§ What is required
Take the listing from its first line through the line that contains "0.95, 1.00, 1.03, 0.81]" and please retype those lines exactly, leaving out the pictures.

Figure scripts:

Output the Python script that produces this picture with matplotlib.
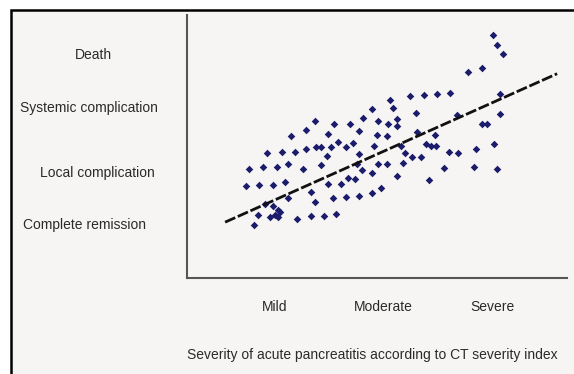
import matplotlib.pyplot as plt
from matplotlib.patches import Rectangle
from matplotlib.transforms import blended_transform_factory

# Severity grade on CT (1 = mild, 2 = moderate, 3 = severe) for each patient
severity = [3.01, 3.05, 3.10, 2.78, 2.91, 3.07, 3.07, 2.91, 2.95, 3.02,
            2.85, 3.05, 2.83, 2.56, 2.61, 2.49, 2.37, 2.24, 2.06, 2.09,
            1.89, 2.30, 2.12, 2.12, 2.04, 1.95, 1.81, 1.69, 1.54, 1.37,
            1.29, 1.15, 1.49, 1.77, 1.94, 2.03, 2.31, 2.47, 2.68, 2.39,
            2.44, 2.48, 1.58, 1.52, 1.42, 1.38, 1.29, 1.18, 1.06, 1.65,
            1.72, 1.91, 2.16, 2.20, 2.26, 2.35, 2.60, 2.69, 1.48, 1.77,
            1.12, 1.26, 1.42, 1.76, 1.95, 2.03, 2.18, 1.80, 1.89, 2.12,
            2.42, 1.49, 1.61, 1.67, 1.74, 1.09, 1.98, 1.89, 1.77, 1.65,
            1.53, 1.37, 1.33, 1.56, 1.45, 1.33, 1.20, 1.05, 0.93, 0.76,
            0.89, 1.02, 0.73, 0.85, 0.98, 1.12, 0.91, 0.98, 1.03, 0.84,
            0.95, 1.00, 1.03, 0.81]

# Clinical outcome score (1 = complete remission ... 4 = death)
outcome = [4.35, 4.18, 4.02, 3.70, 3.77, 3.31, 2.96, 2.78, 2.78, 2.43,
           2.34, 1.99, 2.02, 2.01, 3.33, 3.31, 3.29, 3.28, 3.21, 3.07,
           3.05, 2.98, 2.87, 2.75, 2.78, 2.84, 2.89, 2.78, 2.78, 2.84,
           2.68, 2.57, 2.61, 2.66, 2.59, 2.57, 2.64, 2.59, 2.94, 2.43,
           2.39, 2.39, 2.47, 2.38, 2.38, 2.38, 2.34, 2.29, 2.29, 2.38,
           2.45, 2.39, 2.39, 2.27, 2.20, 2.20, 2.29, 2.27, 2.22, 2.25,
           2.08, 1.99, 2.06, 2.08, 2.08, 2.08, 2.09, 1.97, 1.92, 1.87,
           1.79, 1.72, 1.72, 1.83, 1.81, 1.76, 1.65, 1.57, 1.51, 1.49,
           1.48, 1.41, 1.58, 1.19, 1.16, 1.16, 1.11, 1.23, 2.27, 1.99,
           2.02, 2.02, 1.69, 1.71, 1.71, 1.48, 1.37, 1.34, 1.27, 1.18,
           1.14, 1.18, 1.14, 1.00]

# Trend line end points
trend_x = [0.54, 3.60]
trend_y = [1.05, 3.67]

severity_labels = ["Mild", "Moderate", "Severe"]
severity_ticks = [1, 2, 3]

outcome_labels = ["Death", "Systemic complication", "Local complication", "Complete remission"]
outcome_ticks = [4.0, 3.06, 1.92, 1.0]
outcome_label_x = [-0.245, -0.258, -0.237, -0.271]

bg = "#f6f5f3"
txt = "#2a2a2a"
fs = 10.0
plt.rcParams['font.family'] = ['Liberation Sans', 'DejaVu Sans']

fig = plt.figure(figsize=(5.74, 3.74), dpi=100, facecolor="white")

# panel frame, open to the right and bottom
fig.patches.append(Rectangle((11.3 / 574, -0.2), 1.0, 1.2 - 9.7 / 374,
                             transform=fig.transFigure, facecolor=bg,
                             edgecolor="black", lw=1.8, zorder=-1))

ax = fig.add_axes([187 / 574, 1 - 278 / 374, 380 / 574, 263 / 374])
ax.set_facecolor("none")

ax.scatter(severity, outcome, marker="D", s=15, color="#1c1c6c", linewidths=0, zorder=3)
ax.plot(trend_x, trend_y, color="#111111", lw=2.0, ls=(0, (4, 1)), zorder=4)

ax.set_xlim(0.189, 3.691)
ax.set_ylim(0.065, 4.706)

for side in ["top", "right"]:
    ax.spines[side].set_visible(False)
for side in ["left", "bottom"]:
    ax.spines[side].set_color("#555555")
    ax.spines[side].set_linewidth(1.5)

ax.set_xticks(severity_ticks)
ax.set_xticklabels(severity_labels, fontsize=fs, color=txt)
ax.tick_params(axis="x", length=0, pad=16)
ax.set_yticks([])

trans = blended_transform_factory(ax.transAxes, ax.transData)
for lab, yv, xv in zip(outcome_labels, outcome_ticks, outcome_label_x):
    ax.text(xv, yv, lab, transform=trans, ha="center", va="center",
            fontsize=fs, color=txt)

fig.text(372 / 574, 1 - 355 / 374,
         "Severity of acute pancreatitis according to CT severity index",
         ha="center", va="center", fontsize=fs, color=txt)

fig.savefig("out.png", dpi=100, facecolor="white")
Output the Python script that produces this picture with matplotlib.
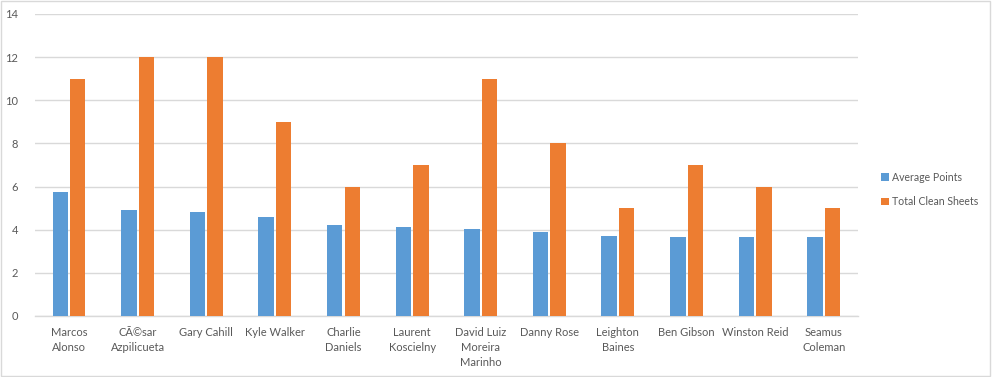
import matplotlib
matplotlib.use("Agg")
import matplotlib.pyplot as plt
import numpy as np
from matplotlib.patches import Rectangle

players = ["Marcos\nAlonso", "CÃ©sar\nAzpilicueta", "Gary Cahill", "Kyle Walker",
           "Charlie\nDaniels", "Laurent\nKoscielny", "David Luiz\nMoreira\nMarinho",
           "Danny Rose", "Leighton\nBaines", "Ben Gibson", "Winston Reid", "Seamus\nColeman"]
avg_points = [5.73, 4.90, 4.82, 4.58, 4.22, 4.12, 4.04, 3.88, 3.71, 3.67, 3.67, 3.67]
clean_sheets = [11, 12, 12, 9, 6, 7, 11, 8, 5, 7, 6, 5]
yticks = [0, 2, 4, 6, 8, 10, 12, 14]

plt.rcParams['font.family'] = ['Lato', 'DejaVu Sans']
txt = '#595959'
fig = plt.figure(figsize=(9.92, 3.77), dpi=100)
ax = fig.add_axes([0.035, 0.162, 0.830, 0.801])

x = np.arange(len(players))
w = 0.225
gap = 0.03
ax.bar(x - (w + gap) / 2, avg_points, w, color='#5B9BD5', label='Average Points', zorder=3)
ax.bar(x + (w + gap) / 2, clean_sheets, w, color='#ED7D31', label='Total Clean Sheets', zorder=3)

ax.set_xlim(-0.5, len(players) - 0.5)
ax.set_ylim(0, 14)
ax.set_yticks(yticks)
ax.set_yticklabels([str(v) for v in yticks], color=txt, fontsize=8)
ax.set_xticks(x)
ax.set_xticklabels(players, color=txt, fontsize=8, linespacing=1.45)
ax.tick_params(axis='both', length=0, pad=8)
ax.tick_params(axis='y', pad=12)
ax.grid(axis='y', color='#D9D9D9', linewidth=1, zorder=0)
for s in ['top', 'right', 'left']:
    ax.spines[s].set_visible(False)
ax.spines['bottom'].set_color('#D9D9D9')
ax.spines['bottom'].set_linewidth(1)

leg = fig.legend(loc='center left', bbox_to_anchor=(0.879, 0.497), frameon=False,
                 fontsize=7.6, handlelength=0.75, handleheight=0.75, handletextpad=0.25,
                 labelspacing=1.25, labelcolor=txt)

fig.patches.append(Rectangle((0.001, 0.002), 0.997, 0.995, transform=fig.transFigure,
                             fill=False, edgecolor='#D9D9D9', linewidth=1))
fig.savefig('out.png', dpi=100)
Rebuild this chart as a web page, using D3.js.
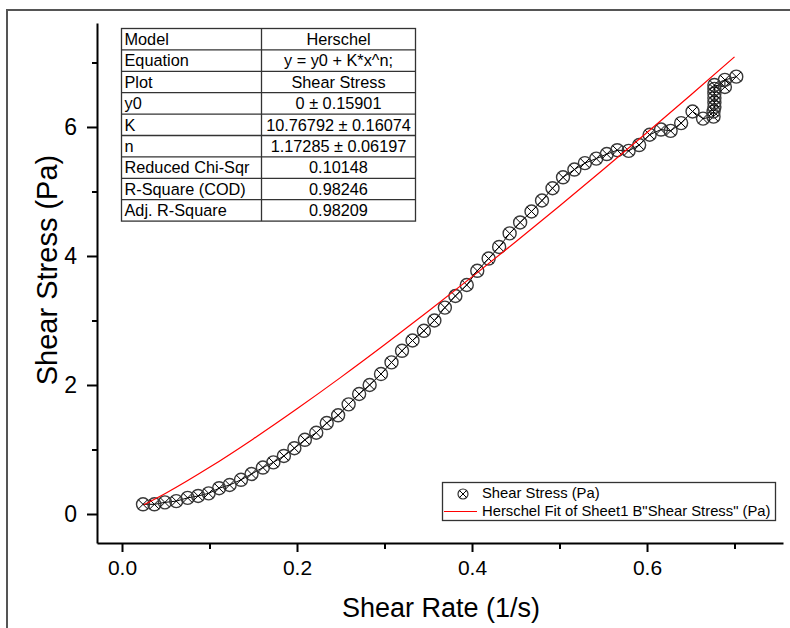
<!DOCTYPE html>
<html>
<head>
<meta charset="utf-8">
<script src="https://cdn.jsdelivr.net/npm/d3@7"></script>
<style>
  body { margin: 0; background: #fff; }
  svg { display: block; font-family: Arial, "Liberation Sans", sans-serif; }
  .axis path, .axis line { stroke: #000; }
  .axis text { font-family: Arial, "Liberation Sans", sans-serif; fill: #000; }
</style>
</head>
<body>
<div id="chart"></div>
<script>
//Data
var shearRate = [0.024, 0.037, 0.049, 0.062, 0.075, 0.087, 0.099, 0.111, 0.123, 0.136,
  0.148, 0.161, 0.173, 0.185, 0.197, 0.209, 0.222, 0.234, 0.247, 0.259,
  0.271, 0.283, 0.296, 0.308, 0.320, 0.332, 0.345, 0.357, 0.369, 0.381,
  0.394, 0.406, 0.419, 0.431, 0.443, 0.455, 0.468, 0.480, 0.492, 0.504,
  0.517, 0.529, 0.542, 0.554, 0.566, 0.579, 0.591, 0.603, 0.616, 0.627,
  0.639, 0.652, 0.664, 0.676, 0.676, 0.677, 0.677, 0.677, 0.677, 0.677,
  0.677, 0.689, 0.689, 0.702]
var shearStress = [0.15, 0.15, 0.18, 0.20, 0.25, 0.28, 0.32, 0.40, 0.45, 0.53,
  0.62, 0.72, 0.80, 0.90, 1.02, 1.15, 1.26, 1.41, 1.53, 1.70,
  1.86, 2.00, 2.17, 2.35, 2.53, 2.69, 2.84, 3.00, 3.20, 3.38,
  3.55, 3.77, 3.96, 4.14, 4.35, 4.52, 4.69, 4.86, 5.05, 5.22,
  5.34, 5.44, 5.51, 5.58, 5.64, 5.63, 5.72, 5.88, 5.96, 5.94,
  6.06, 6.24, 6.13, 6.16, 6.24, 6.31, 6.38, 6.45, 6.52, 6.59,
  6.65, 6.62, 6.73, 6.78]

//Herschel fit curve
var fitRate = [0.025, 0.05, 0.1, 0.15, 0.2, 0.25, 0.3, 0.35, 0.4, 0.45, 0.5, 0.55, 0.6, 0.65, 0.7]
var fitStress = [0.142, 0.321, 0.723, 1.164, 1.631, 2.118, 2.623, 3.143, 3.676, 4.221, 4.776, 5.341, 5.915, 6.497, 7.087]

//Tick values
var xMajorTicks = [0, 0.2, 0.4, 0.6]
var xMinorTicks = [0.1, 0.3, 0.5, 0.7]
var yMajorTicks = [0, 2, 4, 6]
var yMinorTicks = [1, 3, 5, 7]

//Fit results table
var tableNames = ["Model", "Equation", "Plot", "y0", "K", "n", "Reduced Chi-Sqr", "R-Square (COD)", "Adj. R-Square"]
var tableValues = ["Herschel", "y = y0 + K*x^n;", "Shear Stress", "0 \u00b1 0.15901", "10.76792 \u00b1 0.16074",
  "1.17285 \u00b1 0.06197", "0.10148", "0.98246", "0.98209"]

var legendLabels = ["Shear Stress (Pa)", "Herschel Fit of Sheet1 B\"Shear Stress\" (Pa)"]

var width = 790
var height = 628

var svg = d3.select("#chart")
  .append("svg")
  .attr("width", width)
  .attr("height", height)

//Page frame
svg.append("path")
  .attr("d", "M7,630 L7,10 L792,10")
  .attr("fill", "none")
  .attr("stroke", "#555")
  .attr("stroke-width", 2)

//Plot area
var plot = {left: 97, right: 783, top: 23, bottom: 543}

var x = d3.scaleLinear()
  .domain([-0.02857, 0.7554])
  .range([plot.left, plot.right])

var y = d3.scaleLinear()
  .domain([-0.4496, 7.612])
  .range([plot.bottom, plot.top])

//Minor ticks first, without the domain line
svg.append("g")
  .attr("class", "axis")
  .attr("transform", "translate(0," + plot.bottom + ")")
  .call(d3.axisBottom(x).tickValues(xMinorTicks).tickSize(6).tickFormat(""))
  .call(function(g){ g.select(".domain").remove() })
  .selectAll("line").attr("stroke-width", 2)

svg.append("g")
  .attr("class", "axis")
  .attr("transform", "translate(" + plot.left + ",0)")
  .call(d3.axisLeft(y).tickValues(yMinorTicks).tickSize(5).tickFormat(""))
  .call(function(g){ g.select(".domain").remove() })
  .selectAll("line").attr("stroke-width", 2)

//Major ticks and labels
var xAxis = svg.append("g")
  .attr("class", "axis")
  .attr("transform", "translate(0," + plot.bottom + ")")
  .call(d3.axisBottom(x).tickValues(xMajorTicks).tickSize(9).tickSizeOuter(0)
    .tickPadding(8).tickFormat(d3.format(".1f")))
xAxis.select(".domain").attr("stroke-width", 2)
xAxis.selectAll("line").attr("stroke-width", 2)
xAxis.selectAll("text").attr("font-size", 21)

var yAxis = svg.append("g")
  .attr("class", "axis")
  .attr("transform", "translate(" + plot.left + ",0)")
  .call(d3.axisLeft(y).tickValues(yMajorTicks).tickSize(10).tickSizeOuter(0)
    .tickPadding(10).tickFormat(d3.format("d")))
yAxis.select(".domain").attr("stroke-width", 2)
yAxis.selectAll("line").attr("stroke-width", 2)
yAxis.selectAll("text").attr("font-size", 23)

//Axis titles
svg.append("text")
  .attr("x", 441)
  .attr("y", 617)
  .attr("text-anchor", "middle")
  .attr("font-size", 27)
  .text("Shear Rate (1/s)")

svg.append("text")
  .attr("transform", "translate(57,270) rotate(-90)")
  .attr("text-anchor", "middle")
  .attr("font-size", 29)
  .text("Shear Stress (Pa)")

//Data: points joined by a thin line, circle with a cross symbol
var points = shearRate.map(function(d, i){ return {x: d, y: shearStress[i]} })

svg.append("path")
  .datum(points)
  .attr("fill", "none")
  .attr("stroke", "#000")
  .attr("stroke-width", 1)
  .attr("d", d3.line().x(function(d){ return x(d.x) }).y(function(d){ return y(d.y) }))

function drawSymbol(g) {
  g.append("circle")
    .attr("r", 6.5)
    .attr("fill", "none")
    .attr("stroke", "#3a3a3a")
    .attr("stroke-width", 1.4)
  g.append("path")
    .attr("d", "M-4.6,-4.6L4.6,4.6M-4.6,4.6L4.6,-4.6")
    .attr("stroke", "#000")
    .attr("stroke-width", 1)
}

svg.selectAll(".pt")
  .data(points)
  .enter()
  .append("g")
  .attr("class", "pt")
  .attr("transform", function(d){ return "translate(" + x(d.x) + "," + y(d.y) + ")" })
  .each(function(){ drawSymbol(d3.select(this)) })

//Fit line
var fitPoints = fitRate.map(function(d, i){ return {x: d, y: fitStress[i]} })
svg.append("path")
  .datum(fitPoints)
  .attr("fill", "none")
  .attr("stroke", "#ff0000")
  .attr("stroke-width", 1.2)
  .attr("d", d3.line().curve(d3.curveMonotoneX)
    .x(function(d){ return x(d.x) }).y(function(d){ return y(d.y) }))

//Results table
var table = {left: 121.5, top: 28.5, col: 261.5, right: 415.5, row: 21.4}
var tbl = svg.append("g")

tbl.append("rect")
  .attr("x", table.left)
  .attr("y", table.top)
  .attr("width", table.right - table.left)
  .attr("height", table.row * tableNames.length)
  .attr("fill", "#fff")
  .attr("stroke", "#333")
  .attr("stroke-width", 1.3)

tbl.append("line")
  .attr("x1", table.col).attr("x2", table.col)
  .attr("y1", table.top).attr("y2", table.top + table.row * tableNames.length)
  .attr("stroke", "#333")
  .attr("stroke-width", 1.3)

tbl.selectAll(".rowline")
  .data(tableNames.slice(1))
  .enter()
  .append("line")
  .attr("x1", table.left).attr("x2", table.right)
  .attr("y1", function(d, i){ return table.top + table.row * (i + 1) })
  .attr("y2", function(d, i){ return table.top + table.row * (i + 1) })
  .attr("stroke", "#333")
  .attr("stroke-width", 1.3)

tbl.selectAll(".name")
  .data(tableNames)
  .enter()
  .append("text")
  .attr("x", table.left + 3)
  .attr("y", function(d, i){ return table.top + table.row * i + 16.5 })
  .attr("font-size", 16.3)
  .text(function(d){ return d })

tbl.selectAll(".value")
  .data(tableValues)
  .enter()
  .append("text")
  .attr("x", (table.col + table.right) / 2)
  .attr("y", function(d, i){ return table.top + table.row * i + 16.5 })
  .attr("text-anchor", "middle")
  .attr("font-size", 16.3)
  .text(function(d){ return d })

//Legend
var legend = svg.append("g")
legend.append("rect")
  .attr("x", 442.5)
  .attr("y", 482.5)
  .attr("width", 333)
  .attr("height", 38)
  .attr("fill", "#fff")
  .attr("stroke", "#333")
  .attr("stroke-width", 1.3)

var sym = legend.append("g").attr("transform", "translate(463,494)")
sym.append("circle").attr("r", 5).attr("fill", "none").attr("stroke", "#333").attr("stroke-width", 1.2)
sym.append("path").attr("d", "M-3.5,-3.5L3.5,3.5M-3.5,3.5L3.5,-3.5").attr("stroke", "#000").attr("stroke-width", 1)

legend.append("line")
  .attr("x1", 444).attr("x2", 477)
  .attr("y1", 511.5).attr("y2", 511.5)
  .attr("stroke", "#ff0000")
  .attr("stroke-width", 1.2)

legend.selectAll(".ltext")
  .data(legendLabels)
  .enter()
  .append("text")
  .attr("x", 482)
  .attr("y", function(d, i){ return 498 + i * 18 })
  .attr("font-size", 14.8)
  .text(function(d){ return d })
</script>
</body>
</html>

§ Written solution
Output the Python script that produces this picture with matplotlib.
import matplotlib.pyplot as plt
from matplotlib.patches import Rectangle
from matplotlib.transforms import blended_transform_factory

# Severity grade on CT (1 = mild, 2 = moderate, 3 = severe) for each patient
severity = [3.01, 3.05, 3.10, 2.78, 2.91, 3.07, 3.07, 2.91, 2.95, 3.02,
            2.85, 3.05, 2.83, 2.56, 2.61, 2.49, 2.37, 2.24, 2.06, 2.09,
            1.89, 2.30, 2.12, 2.12, 2.04, 1.95, 1.81, 1.69, 1.54, 1.37,
            1.29, 1.15, 1.49, 1.77, 1.94, 2.03, 2.31, 2.47, 2.68, 2.39,
            2.44, 2.48, 1.58, 1.52, 1.42, 1.38, 1.29, 1.18, 1.06, 1.65,
            1.72, 1.91, 2.16, 2.20, 2.26, 2.35, 2.60, 2.69, 1.48, 1.77,
            1.12, 1.26, 1.42, 1.76, 1.95, 2.03, 2.18, 1.80, 1.89, 2.12,
            2.42, 1.49, 1.61, 1.67, 1.74, 1.09, 1.98, 1.89, 1.77, 1.65,
            1.53, 1.37, 1.33, 1.56, 1.45, 1.33, 1.20, 1.05, 0.93, 0.76,
            0.89, 1.02, 0.73, 0.85, 0.98, 1.12, 0.91, 0.98, 1.03, 0.84,
            0.95, 1.00, 1.03, 0.81]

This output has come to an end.